§ **TASK BRIEF**
Search the material for the string "this", then report how many lines hold it, with no other text.

(Code that draws figures)
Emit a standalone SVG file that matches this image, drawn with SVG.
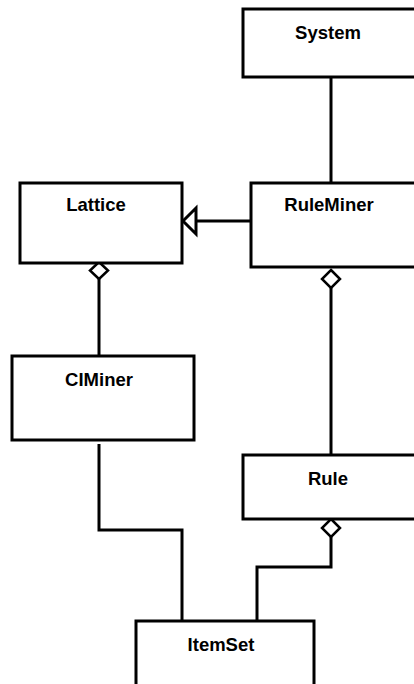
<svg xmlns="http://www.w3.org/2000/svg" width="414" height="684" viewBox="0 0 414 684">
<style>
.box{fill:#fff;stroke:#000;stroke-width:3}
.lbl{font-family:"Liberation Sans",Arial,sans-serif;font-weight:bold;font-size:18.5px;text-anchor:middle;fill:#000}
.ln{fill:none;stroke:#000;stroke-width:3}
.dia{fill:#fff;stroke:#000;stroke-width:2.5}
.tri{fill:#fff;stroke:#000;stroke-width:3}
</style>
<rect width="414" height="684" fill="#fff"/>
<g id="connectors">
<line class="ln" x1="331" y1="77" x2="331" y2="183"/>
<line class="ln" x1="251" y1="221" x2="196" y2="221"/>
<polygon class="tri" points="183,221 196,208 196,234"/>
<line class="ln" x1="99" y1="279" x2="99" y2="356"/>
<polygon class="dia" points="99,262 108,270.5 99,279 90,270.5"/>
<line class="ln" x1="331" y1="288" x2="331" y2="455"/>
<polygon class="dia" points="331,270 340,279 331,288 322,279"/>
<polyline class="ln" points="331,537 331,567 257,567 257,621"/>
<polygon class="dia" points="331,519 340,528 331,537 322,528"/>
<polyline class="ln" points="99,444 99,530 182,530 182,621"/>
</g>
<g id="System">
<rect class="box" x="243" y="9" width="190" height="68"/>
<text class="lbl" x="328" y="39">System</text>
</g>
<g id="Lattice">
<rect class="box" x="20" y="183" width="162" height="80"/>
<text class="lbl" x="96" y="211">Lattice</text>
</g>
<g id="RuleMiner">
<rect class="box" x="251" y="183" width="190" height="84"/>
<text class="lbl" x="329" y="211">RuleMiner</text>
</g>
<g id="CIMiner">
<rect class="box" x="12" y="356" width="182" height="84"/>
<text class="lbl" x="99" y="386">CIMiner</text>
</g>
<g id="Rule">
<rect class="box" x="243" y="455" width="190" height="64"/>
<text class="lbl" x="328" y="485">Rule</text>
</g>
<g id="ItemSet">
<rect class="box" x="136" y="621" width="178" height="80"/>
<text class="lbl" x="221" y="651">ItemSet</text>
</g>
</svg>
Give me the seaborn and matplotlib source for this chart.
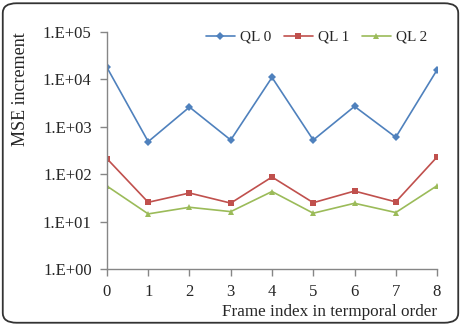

§ **EXERCISE RESULT**
2